Qu’est-ce qui ne va pas chez moi ? Pourquoi ce besoin perpétuel de juger et de critiquer pire que soi ? Sans parler de jalousie, l’intégration parfaite des codes de la féminité par les influenceuses m’exaspère. Le look impeccable, la bouffe healthy, les mecs parfaits toujours obéissants et bien peignés : tous ces points qui ont toujours été difficiles pour moi, depuis l’adolescence jusqu’à aujourd’hui. Cela explique peut-être mon comportement de petite peste qui se moque des autres pour cacher son propre manque de confiance en elle. Soit.

Bobonnes 2.0

Au-delà de mes problèmes psychologiques persos, les influenceuses comme EnjoyPhoenix m’agacent pour des raisons plus politiques. Non seulement leur relation fumeuse avec les marques et les publicités en font de parfaites soldates du consumérisme ; mais en plus de ça le style de vie qu’elles affichent n’est rien de moins qu’un retour à la féminité des années 50 : leur vie est tournée vers l’intérieur et le soi : la beauté, le maquillage, la décoration, la cuisine, le couple… Avec les années, beaucoup se tournent maintenant vers le blogging parental, avec tout ce que cela peut comporter comme injonction, culpabilisation et essentialisation de la mère.

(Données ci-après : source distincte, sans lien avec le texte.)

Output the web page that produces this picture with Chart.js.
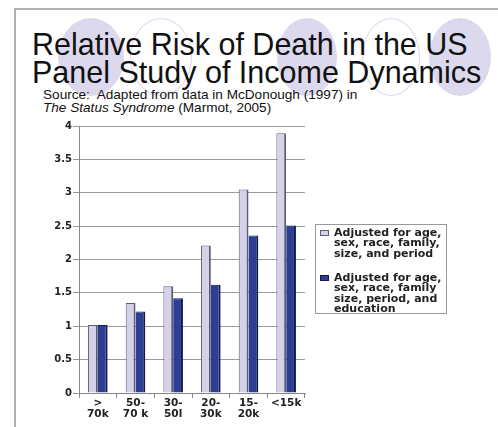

Il faudrait accoucher naturellement, faire ses propres purées bios, appliquer les principes de Montessori, etc…

Jamais on ne les voit sortir, que ce soit pour un concert, une expo, un film ou ne serait-ce même que boire un  verre avec des amies (leur peu d’amies étant généralement elles-mêmes influenceuses…). À part évidemment si une marque les invite pour un voyage ou une soirée, leur vie est centrée sur la domesticité et le paraître. Et tout ça se passe devant des audiences jeunes voire très jeunes qui n’ont pas les armes ou le recul nécessaire pour faire la part des choses. Un gagne-pain devenu un mode de vie qui fait rêver les jeunes filles, au point que certaines font désormais croire que les marques les sponsorisent avant même d’obtenir une véritable audience pour construire le personnage d’influenceuse…

Le pire de tout depuis le début de l’ère des blogueuses ? Toute cette frange des féministes en stilettos qui ont complètement gobé les discours marketing et les défendent bec et ongle : sous prétexte d’empowerement et parce que ce sont des femmes, le recul et la critique ne sont plus permis, sous peine d’être taxés de misogynie. 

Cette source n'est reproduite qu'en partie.